His online dating profile says Chris Forcand is a gainfully employed Christian and separated father of two looking for dates with women 18 to 50, but police are alleging he was more interested in much younger females.
"This is a gentleman that has been out in the Internet and he has potential to have reached quite a few potential victims," Toronto Det.-Const. Janelle Blackadar said.
"There's been a lot of complaints and stuff like that put out there. We're obviously interested in finding any victims under the age of 18 who have dealt with this gentleman in person."
Forcand, 53, was arrested Wednesday and charged with two counts of luring a child under the age of 14, attempt to invite sexual touching, attempt exposure, possessing a dangerous weapon and carrying a concealed weapon.
Blackadar said the Child Exploitation Unit first received complaints about Forcand a few months ago and then started an undercover operation in which an officer posed as a teenaged girl and allegedly arranged to meet the suspect for sex.
"Basically he was found in possession of a weapon that was concealed on his body at the time of the arrest," Blackadar alleged.
"He was arrested at a meeting location that was prearranged. It was part of the undercover investigation."
Investigators are asking anyone who has had contact with Forcand -- who police said used the e-mail addresses email@example.com and xxxtorontoman@yahoo. com -- to call police at 416-808-8500 or Crime Stoppers at 1-800-222-TIPS.

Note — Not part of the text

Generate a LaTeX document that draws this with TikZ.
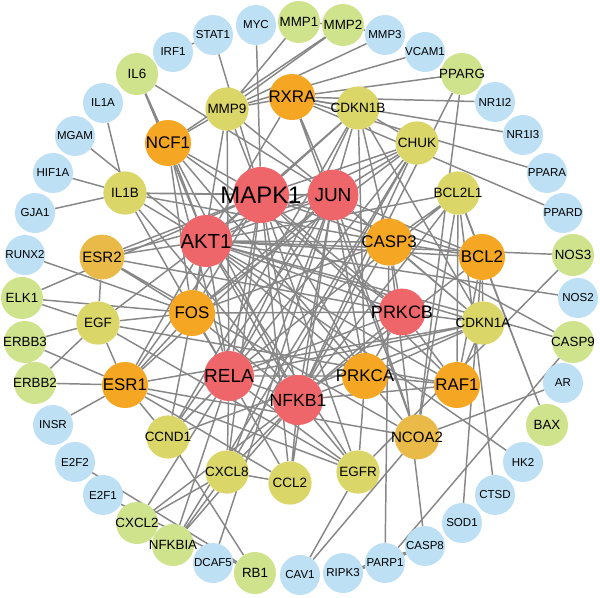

But Internet postings suggest that before Forcand was on the police radar, those e-mail addresses had attracted the interest of cyber-vigilantes who seek to out anyone who presents with a sexual interest in children.
A Google search of Forcand's name or his address shows online chats a web poster had with what he believed to be girls as young as 13.
The sexually explicit conversations were then forwarded to Forcand's church and a blog he wrote at praize.com and his name, address and phone number were posted online.
In one conversation on Oct. 14 this year, the poster tells a girl he wants to send her pictures but can't until after he takes his son to church, then later asks for her to send him her underwear in the mail.
" ... My son is here right now and we are going out to church. Can I sho (sic) you later when he is back home?" the posting reads.
"I like young girls like you."
Trolling online for pedophiles and then outing them has become a popular online activity since perverted- justice.com began doing just that in 2004.
But Blackadar says amateur trollers can needlessly complicate cases and make it tougher to bring charges.
"In general, although intentions can be the best, they're not police officers, they're not trained in online luring and online child exploitation investigations. They shouldn't be conducting them," she said. "Unfortunately, a lot of the time they make our job a lot more difficult. They muddy the water and they make the suspect aware of the potential police presence.
"If they have information that there's somebody at risk out there, they should be forwarding that information to the police," Blackadar said.